» Requirements:
Skip all pictures, then print the remaining material exactly.

» Collected data:
::::

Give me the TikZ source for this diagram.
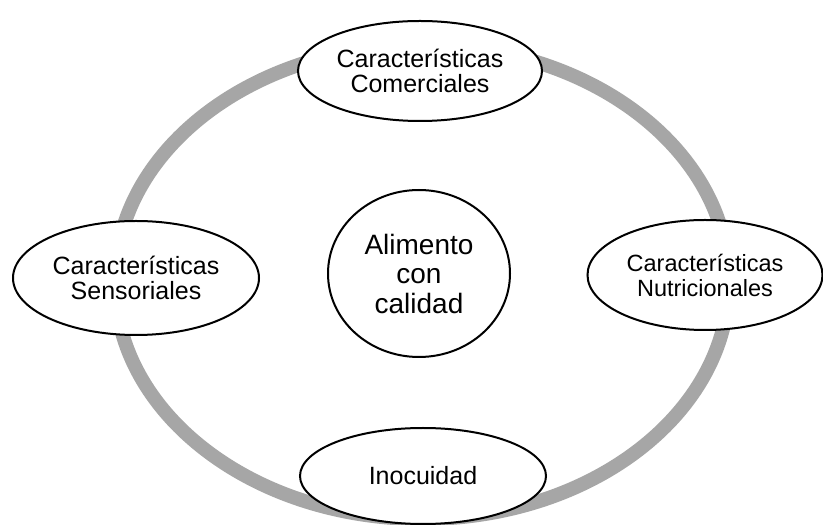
\documentclass[tikz,border=0pt]{standalone}
\usepackage{fontspec}
\setmainfont{Liberation Sans}
\usetikzlibrary{shapes.geometric}
\definecolor{ringgray}{HTML}{A6A6A6}
\tikzset{
  oval/.style={ellipse, draw=black, line width=2pt, fill=white, inner sep=0pt, align=center,
    font=\fontsize{25}{25.5}\selectfont},
  ring/.style={draw=ringgray, line width=14pt}
}
\begin{document}
\begin{tikzpicture}[x=1pt,y=1pt]
\fill[white] (0,0) rectangle (823,525);
\useasboundingbox (0,0) rectangle (823,525);
\coordinate (ringc) at (422,243);
\draw[ring] (ringc) ellipse (307 and 237);
\node[oval, minimum width=244pt, minimum height=100pt] (com) at (420,454) {Características\\Comerciales};
\node[oval, minimum width=246pt, minimum height=114pt] (sen) at (136,247) {Características\\Sensoriales};
\node[oval, minimum width=235pt, minimum height=110pt, font=\fontsize{23.5}{25}\selectfont] (nut) at (705,250) {Características\\Nutricionales};
\node[oval, minimum width=246pt, minimum height=96pt] (ino) at (423,49) {Inocuidad};
\node[oval, minimum width=182pt, minimum height=167pt, font=\fontsize{28}{29.5}\selectfont] (ali) at (419,251.5) {Alimento\\con\\calidad};
\end{tikzpicture}
\end{document}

::::

» Result of the task:
Give me the TikZ source for this diagram.
\documentclass[tikz,border=0pt]{standalone}
\usepackage{fontspec}
\setmainfont{Liberation Sans}
\usetikzlibrary{shapes.geometric}
\definecolor{ringgray}{HTML}{A6A6A6}
\tikzset{
  oval/.style={ellipse, draw=black, line width=2pt, fill=white, inner sep=0pt, align=center,
    font=\fontsize{25}{25.5}\selectfont},
  ring/.style={draw=ringgray, line width=14pt}
}
\begin{document}
\begin{tikzpicture}[x=1pt,y=1pt]
\fill[white] (0,0) rectangle (823,525);
\useasboundingbox (0,0) rectangle (823,525);
\coordinate (ringc) at (422,243);
\draw[ring] (ringc) ellipse (307 and 237);
\node[oval, minimum width=244pt, minimum height=100pt] (com) at (420,454) {Características\\Comerciales};
\node[oval, minimum width=246pt, minimum height=114pt] (sen) at (136,247) {Características\\Sensoriales};
\node[oval, minimum width=235pt, minimum height=110pt, font=\fontsize{23.5}{25}\selectfont] (nut) at (705,250) {Características\\Nutricionales};
\node[oval, minimum width=246pt, minimum height=96pt] (ino) at (423,49) {Inocuidad};
\node[oval, minimum width=182pt, minimum height=167pt, font=\fontsize{28}{29.5}\selectfont] (ali) at (419,251.5) {Alimento\\con\\calidad};
\end{tikzpicture}
\end{document}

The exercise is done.